Spark Configuration	Doesn't apply to a data loader task.
Spark Environment Variables	Doesn't apply to a data loader task.

AWS staging environment

The following table describes the properties for the AWS staging environment:

Property	Description
S3 Authentication Mode	The authentication mode to connect to Amazon S3. Select one of the following authentication modes: - Permanent IAM credentials. Uses the S3 access key and S3 secret key to connect to Amazon S3. - IAM Assume Role. Uses the AssumeRole for IAM authentication to connect to Amazon S3. This authentication mode applies only to SQL warehouse.
S3 Access Key	The key to access the Amazon S3 bucket.
S3 Secret Key	The secret key to access the Amazon S3 bucket.
S3 Data Bucket	The existing S3 bucket to store the Databricks data.
S3 Staging Bucket	The existing bucket to store the staging files.
S3 VPC Endpoint Type	The type of Amazon Virtual Private Cloud endpoint for Amazon S3. You can use a VPC endpoint to enable private communication with Amazon S3. Select one of the following options: - None. Select if you do not want to use a VPC endpoint. - Interface Endpoint. Select to establish private communication with Amazon S3 through an interface endpoint which uses a private IP address from the IP address range of your subnet. It serves as an entry point for traffic destined to an AWS service.
Endpoint DNS Name for S3	The DNS name for the Amazon S3 interface endpoint. Replace the asterisk symbol with the bucket keyword in the DNS name. Enter the DNS name in the following format: bucket.<DNS name of the interface endpoint> For example, bucket.vpce-s3.us-west-2.vpce.amazonaws.com
IAM Role ARN	The Amazon Resource Number (ARN) of the IAM role assumed by the user to use the dynamically generated temporary security credentials. Set the value of this property if you want to use the temporary security credentials to access the Amazon S3 staging bucket. For more information about how to get the ARN of the IAM role, see the AWS documentation.
Use EC2 Role to Assume Role	Optional. Select the check box to enable the EC2 role to assume another IAM role specified in the IAM Role ARN option. The EC2 role must have a policy attached with a permission to assume an IAM role from the same or different AWS account.
STS VPC Endpoint Type	The type of Amazon Virtual Private Cloud endpoint for AWS Security Token Service. You can use a VPC endpoint to enable private communication with Amazon Security Token Service. Select one of the following options: - None. Select if you do not want to use a VPC endpoint. - Interface Endpoint. Select to establish private communication with Amazon Security Token Service through an interface endpoint which uses a private IP address from the IP address range of your subnet.
Endpoint DNS Name for AWS STS	The DNS name for the AWS STS interface endpoint.

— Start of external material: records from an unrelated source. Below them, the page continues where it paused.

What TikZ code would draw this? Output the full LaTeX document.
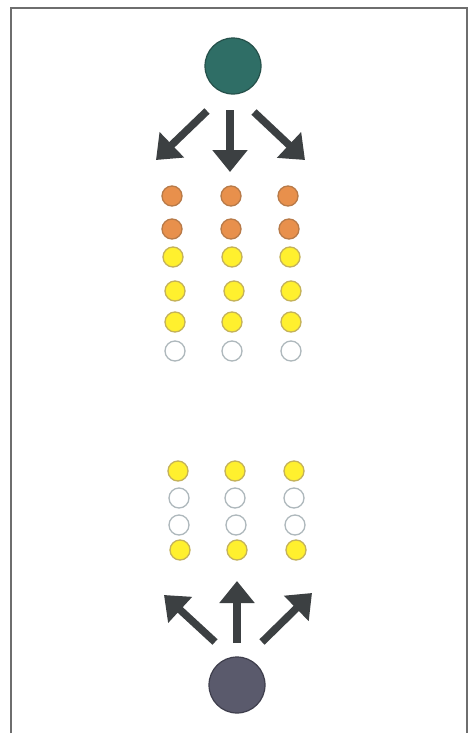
\documentclass[tikz,border=0pt]{standalone}
\usetikzlibrary{arrows.meta}
\definecolor{teal1}{HTML}{2F6E66}
\definecolor{tealedge}{HTML}{25504A}
\definecolor{slate}{HTML}{5A5A6C}
\definecolor{slateedge}{HTML}{3E3E4C}
\definecolor{orng}{HTML}{E8904C}
\definecolor{orngedge}{HTML}{B87A48}
\definecolor{yel}{HTML}{FFF02E}
\definecolor{yeledge}{HTML}{C4B25A}
\definecolor{emptyedge}{HTML}{AEB8BC}
\definecolor{arr}{HTML}{3C4042}
\definecolor{frame}{HTML}{6E6E6E}
\tikzset{
  big/.style={circle, minimum size=56pt, inner sep=0pt, line width=1.2pt},
  dot/.style={circle, minimum size=20pt, inner sep=0pt, line width=1.3pt},
  od/.style={dot, fill=orng, draw=orngedge},
  yd/.style={dot, fill=yel, draw=yeledge},
  ed/.style={dot, fill=white, draw=emptyedge},
  fat/.style={draw=arr, line width=7.5pt, -{Triangle[width=34pt,length=22pt]}}
}
\begin{document}
\begin{tikzpicture}[x=1pt,y=-1pt]
\useasboundingbox (0,0) rectangle (470,734);
\fill[white] (0,0) rectangle (470,734);
\draw[frame, line width=2pt] (11,733) -- (11,8) -- (467,8) -- (467,733);
% sources
\node[big, fill=teal1, draw=tealedge] (top) at (233,66) {};
\node[big, fill=slate, draw=slateedge] (bot) at (237,685) {};
% top arrows
\coordinate (t1s) at (207,111); \coordinate (t1e) at (156,160);
\coordinate (t2s) at (230,110); \coordinate (t2e) at (230,172);
\coordinate (t3s) at (254,112); \coordinate (t3e) at (305,160);
\draw[fat] (t1s) -- (t1e);
\draw[fat] (t2s) -- (t2e);
\draw[fat] (t3s) -- (t3e);
% bottom arrows
\coordinate (b1s) at (215,642); \coordinate (b1e) at (164,595);
\coordinate (b2s) at (237,643); \coordinate (b2e) at (237,581);
\coordinate (b3s) at (262,642); \coordinate (b3e) at (312,593);
\draw[fat] (b1s) -- (b1e);
\draw[fat] (b2s) -- (b2e);
\draw[fat] (b3s) -- (b3e);
% upper dot columns
\node[od] (a11) at (172,196) {}; \node[od] (a12) at (231,196) {}; \node[od] (a13) at (288,196) {};
\node[od] (a21) at (172,229) {}; \node[od] (a22) at (231,229) {}; \node[od] (a23) at (289,229) {};
\node[yd] (a31) at (173,257) {}; \node[yd] (a32) at (232,257) {}; \node[yd] (a33) at (290,257) {};
\node[yd] (a41) at (175,291) {}; \node[yd] (a42) at (234,291) {}; \node[yd] (a43) at (291,291) {};
\node[yd] (a51) at (175,322) {}; \node[yd] (a52) at (232,322) {}; \node[yd] (a53) at (291,322) {};
\node[ed] (a61) at (175,351) {}; \node[ed] (a62) at (232,351) {}; \node[ed] (a63) at (291,351) {};
% lower dot columns
\node[yd] (c11) at (178,471) {}; \node[yd] (c12) at (235,471) {}; \node[yd] (c13) at (294,471) {};
\node[ed] (c21) at (179,498) {}; \node[ed] (c22) at (235,498) {}; \node[ed] (c23) at (294,498) {};
\node[ed] (c31) at (179,525) {}; \node[ed] (c32) at (236,525) {}; \node[ed] (c33) at (295,525) {};
\node[yd] (c41) at (180,550) {}; \node[yd] (c42) at (237,550) {}; \node[yd] (c43) at (296,550) {};
\end{tikzpicture}
\end{document}
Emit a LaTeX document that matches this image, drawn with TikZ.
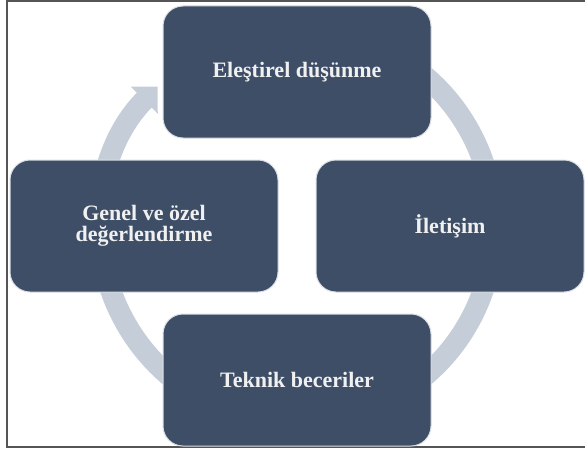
\documentclass[tikz,border=0pt]{standalone}
\usepackage{fontspec}
\setmainfont{Liberation Serif}
\usetikzlibrary{arrows.meta}
\definecolor{boxfill}{RGB}{62,78,103}
\definecolor{boxedge}{RGB}{218,223,230}
\definecolor{ringcol}{RGB}{197,206,216}
\definecolor{txtcol}{RGB}{240,240,240}
\definecolor{framecol}{RGB}{85,85,85}
\tikzset{
  cyclebox/.style={draw=boxedge, line width=1pt, fill=boxfill, rounded corners=20pt,
    minimum width=268pt, minimum height=132pt, inner sep=0pt, align=center,
    text=txtcol, font=\bfseries\fontsize{22}{21}\selectfont},
  ringarrow/.style={draw=ringcol, line width=21pt, -{Triangle[width=37pt,length=19pt]}},
  framestyle/.style={draw=framecol, line width=2pt}
}
\begin{document}
\begin{tikzpicture}[x=1pt,y=1pt]
\useasboundingbox (0,0) rectangle (585,459);
\fill[white] (0,0) rectangle (585,459);
\draw[framestyle] (590,458) -- (7,458) -- (7,12) -- (590,12);
\coordinate (ringc) at (297,233);
\draw[ringarrow] (ringc) ++(120:197) arc[start angle=120, end angle=-225, radius=197];
\node[cyclebox] (top) at (297,387) {Eleştirel düşünme};
\node[cyclebox] (right) at (450,233) {İletişim};
\node[cyclebox] (bottom) at (297,79) {Teknik beceriler};
\node[cyclebox] (left) at (144,233) {Genel ve özel\\değerlendirme};
\end{tikzpicture}
\end{document}
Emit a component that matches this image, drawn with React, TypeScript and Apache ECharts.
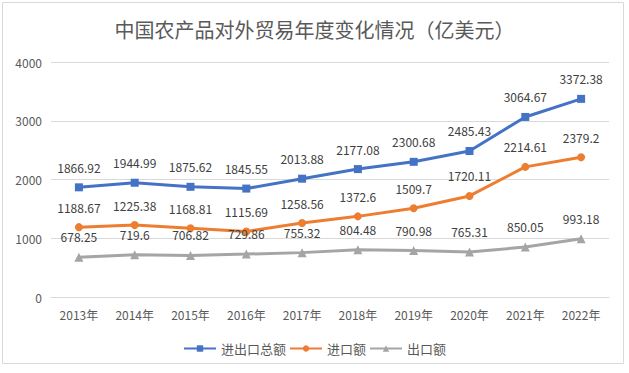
import React, { useEffect, useRef } from "react";
import * as echarts from "echarts";

const categories = ["2013年", "2014年", "2015年", "2016年", "2017年", "2018年", "2019年", "2020年", "2021年", "2022年"];
const totalValues = [1866.92, 1944.99, 1875.62, 1845.55, 2013.88, 2177.08, 2300.68, 2485.43, 3064.67, 3372.38];
const importValues = [1188.67, 1225.38, 1168.81, 1115.69, 1258.56, 1372.6, 1509.7, 1720.11, 2214.61, 2379.2];
const exportValues = [678.25, 719.6, 706.82, 729.86, 755.32, 804.48, 790.98, 765.31, 850.05, 993.18];
const seriesNames = ["进出口总额", "进口额", "出口额"];
const titleText = "中国农产品对外贸易年度变化情况（亿美元）";

const FONT = "'Noto Sans CJK SC', 'Noto Sans', sans-serif";

export default function App() {
  const ref = useRef<HTMLDivElement>(null);
  useEffect(() => {
    document.body.style.margin = "0";
    const chart = echarts.init(ref.current!, null, { renderer: "svg" });
    const label = {
      show: true,
      position: "top" as const,
      distance: 10,
      color: "#404040",
      fontSize: 12,
      fontFamily: FONT,
    };
    chart.setOption({
      animation: false,
      backgroundColor: "#ffffff",
      textStyle: { fontFamily: FONT },
      title: {
        text: titleText,
        left: "center",
        top: 14,
        textStyle: { fontSize: 20, fontWeight: "normal", color: "#595959", fontFamily: FONT },
      },
      graphic: [
        {
          type: "rect",
          shape: { x: 2.5, y: 2.5, width: 621, height: 361 },
          style: { fill: "none", stroke: "#d9d9d9", lineWidth: 1 },
          silent: true,
        },
      ],
      legend: {
        top: 337,
        left: "center",
        itemWidth: 32,
        itemHeight: 8,
        itemGap: 3,
        textStyle: { color: "#595959", fontSize: 13, fontFamily: FONT },
        data: seriesNames,
      },
      grid: { left: 51, right: 20, top: 62, bottom: 76 },
      xAxis: {
        type: "category",
        data: categories,
        boundaryGap: true,
        axisLine: { lineStyle: { color: "#d9d9d9" } },
        axisTick: { show: false },
        axisLabel: { color: "#595959", fontSize: 12, margin: 11, fontFamily: FONT },
      },
      yAxis: {
        type: "value",
        min: 0,
        max: 4000,
        interval: 1000,
        axisLine: { show: false },
        axisTick: { show: false },
        splitLine: { lineStyle: { color: "#d9d9d9" } },
        axisLabel: {
          color: "#595959",
          fontSize: 12,
          margin: 9,
          fontFamily: FONT,
          formatter: (v: number) => String(v),
        },
      },
      series: [
        {
          name: seriesNames[0],
          type: "line",
          data: totalValues,
          symbol: "rect",
          symbolSize: 8,
          lineStyle: { width: 3, color: "#4472C4" },
          itemStyle: { color: "#4472C4" },
          label,
        },
        {
          name: seriesNames[1],
          type: "line",
          data: importValues,
          symbol: "circle",
          symbolSize: 8,
          lineStyle: { width: 3, color: "#ED7D31" },
          itemStyle: { color: "#ED7D31" },
          label,
        },
        {
          name: seriesNames[2],
          type: "line",
          data: exportValues,
          symbol: "triangle",
          symbolSize: 9,
          lineStyle: { width: 3, color: "#A5A5A5" },
          itemStyle: { color: "#A5A5A5" },
          label,
        },
      ],
    });
    return () => chart.dispose();
  }, []);
  return <div ref={ref} style={{ width: 629, height: 373 }} />;
}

For example, vpce-01f22cc14558c241f-s8039x4c.sts.us-west-2.vpce.amazonaws.com
S3 Service Regional Endpoint	The S3 regional endpoint when the S3 data bucket and the S3 staging bucket need to be accessed through a region-specific S3 regional endpoint. This property is optional for SQL warehouse. Doesn't apply to all-purpose cluster and job cluster. Default is s3.amazonaws.com.
S3 Region Name	The AWS cluster region in which the bucket you want to access resides. Select a cluster region if you choose to provide a custom JDBC URL that does not contain a cluster region name in the JDBC URL connection property.
Zone ID	The zone ID for the Databricks job cluster. This property is optional for job cluster. Doesn't apply to SQL warehouse and all-purpose cluster. Specify the Zone ID only if you want to create a Databricks job cluster in a particular zone at runtime. For example, us-west-2a. Note: The zone must be in the same region where your Databricks account resides.
EBS Volume Type	The type of EBS volumes launched with the cluster. This property is optional for job cluster. Doesn't apply to SQL warehouse and all-purpose cluster.
EBS Volume Count	The number of EBS volumes launched for each instance. You can choose up to 10 volumes. This property is optional for job cluster. Doesn't apply to SQL warehouse and all-purpose cluster. Note: In a Databricks connection, specify at least one EBS volume for node types with no instance store. Otherwise, cluster creation fails.
EBS Volume Size	The size of a single EBS volume in GiB launched for an instance. This property is optional for job cluster. Doesn't apply to SQL warehouse and all-purpose cluster.

Azure staging environment

The following table describes the properties for the Azure staging environment:

Property	Description
ADLS Storage Account Name	The name of the Microsoft Azure Data Lake Storage account.
ADLS Client ID	The ID of your application to complete the OAuth Authentication in the Active Directory.
ADLS Client Secret	The client secret key to complete the OAuth Authentication in the Active Directory.
ADLS Tenant ID	The ID of the Microsoft Azure Data Lake Storage directory that you use to write data.
ADLS Endpoint	The OAuth 2.0 token endpoint from where authentication based on the client ID and client secret is completed.
ADLS Filesystem Name	The name of an existing file system to store the Databricks data.
ADLS Staging Filesystem Name	The name of an existing file system to store the staging data.